Information is for educational purposes. Obey all local laws and follow established firearm safety rules. Do not attempt illegal modifications.

Gun owners don’t usually get hurt because they “didn’t know better.” Most of the time, they get hurt because they believed something that sounded true and never challenged it. Myths spread fast in gun shops, Facebook groups, and even at ranges where people mean well. The problem is a bad idea can stick around for years, and it only takes one wrong assumption at the wrong moment to turn a normal day into an ambulance ride. These five myths are the ones that keep showing up after accidents, after bad buys, and after home-defense plans fall apart when stress hits.

Myth 1: “If the safety is on, it can’t fire”

A safety is a mechanical device, and mechanical devices can fail. More importantly, safeties don’t prevent every kind of mistake. You can still point a gun in an unsafe direction, you can still mishandle it, and you can still press a trigger if the safety isn’t engaged the way you think it is. Some guns don’t have external safeties at all, and others have safeties that can be bumped off during movement, hunting, or storage. If your entire safety plan depends on a lever staying in one position forever, you’re building a plan around a single point of failure.

The better mindset is that the safety is one layer, not the system. Your real safety system is muzzle discipline, trigger discipline, and consistent handling rules you follow every time. If you treat the safety like a magic shield, you start doing risky things you wouldn’t do otherwise, like sweeping people during handling or reholstering carelessly because you “know it’s on safe.” That’s where the trouble starts.

Myth 2: “A gun won’t go off unless you pull the trigger”

Tactical Toolbox/YouTube.com

This myth is half-true in the sense that most modern firearms are designed to fire when the trigger is pulled. The problem is people use that phrase as permission to ignore everything else that can cause a discharge: worn parts, broken parts, poor modifications, a bad holster setup, debris in the trigger guard, sloppy handling, or a finger that “wasn’t on the trigger” until it was. If you believe it can’t happen, you don’t look for the risk factors that make it happen.

The practical version of the truth is this: a gun that is mishandled can absolutely fire when the shooter didn’t mean for it to. If you want to be safe, you have to treat every gun like it can fire if you do something dumb, or if something is out of spec. That means you avoid sketchy trigger jobs, you use holsters that fully cover the trigger guard, and you stop doing “administrative handling” you don’t actually need.

Myth 3: “More caliber is always better for defense”

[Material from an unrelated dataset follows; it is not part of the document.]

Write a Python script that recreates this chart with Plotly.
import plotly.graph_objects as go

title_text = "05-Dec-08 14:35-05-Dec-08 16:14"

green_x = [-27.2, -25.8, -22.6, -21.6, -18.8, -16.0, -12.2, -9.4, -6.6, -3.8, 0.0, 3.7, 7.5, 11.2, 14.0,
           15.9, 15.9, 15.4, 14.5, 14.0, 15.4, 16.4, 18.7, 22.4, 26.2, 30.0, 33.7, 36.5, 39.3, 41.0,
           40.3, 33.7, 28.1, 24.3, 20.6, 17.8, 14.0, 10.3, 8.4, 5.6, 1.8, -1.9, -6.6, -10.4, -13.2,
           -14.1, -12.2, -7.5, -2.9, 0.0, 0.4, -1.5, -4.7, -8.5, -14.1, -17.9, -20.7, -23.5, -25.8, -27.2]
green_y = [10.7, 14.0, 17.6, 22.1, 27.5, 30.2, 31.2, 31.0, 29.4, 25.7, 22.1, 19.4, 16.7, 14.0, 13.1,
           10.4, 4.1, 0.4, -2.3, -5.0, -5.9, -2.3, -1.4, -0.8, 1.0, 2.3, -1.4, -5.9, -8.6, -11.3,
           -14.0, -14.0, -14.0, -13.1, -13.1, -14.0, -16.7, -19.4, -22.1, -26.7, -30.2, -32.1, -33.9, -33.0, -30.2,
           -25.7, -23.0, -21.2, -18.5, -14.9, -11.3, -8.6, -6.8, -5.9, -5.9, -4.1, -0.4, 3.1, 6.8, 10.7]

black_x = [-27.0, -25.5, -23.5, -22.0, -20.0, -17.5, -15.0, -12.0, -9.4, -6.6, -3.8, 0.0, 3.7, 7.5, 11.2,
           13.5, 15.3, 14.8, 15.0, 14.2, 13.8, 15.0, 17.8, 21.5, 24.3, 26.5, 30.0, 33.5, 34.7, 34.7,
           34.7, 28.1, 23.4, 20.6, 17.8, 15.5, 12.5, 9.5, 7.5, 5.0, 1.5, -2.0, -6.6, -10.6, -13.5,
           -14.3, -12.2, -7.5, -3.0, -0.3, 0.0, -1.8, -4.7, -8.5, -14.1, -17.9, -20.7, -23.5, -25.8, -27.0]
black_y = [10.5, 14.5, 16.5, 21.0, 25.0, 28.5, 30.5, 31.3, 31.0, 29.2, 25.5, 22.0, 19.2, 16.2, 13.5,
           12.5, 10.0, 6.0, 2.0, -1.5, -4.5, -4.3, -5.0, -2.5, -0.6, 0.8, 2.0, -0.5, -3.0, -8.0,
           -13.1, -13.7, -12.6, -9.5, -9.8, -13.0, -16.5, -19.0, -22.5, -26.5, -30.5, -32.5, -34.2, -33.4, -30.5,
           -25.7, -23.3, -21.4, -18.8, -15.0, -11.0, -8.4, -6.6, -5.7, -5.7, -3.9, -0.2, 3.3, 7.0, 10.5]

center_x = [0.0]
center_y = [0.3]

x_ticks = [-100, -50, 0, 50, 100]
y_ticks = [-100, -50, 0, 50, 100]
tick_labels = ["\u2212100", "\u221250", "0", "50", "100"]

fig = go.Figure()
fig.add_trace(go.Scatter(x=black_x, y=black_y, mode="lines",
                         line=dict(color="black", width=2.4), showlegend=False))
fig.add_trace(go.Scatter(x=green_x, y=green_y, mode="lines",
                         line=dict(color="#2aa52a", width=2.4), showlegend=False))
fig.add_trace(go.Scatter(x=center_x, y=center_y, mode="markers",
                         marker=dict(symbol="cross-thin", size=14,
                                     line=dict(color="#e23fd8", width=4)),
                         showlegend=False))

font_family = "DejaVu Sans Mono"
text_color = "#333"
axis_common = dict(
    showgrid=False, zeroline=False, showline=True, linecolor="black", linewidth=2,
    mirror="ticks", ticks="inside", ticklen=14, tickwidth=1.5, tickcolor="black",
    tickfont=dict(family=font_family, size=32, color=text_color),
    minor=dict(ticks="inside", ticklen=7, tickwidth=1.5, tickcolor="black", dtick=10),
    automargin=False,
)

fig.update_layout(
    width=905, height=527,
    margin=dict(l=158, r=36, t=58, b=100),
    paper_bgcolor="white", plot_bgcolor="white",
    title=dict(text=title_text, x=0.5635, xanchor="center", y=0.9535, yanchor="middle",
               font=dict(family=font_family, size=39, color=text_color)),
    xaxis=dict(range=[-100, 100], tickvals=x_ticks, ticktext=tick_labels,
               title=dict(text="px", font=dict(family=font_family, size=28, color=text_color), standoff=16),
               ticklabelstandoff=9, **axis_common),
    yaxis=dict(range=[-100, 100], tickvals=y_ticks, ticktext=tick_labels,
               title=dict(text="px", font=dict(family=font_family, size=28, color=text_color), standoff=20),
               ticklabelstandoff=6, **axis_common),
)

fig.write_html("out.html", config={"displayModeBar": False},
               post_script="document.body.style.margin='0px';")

People get obsessed with caliber the same way they get obsessed with truck horsepower. Bigger sounds tougher, so it must be better. In home defense, raw power is only one variable, and it’s rarely the variable that decides outcomes. If the recoil makes you miss, if the gun is too big for you to run well, or if follow-up shots get slow and sloppy, you’re not gaining anything. Most defensive shootings are close and fast. What matters is getting solid hits with a gun you can control under stress.

There’s also the overpenetration issue. Some loads and calibers can punch through interior walls and keep going, depending on construction and angles. That’s a real factor if you live with family, neighbors, or anyone you’re responsible for protecting. A smart home-defense setup is about controllability, reliable function, and ammo that performs predictably in the real world, not a caliber flex that looks good in a comment section.

Myth 4: “If it’s ‘reliable,’ you don’t need to train much”

Reliability is not a substitute for competence. A reliable gun can still be run poorly. You can still fumble a draw, short-stroke a shotgun, ride a slide forward, miss a malfunction, or freeze because you’ve never done reps under pressure. Some of the worst home-defense plans I’ve seen were built around “this gun will save me” instead of “I can run this gun in the dark, half awake, scared, and angry.” The gun is only part of the equation.

Training doesn’t have to mean expensive classes every month. It can be dry-fire work, basic manipulations, learning your controls, practicing safe reholstering, and getting reps with your chosen light and ammo. If you don’t train, your plan is built on hope. Hope is not a skill. Under stress, you’ll do what you practiced, not what you watched on YouTube.

Myth 5: “Accessories will fix your weak points”

Lights, optics, comps, fancy triggers, and extended mags all have a place, but they’re not a shortcut. Accessories can add failure points, add maintenance, and add complexity. A light is useful, but only if you know how to use it without flagging everything you’re trying to identify. An optic can be great, but only if you’ve practiced presentations enough that you find the dot without fishing for it. A trigger job can feel nice, but a bad one can create unsafe behavior or unreliable ignition.

The best home-defense setup is usually simple: a reliable gun, a quality light if you need one, ammo that cycles and performs well, and a carrier who has done the boring reps. If you want to spend money, spend it on a safe holster, spare mags, practice ammo, and a class that fixes what you actually do wrong. Gear should support skill, not replace it.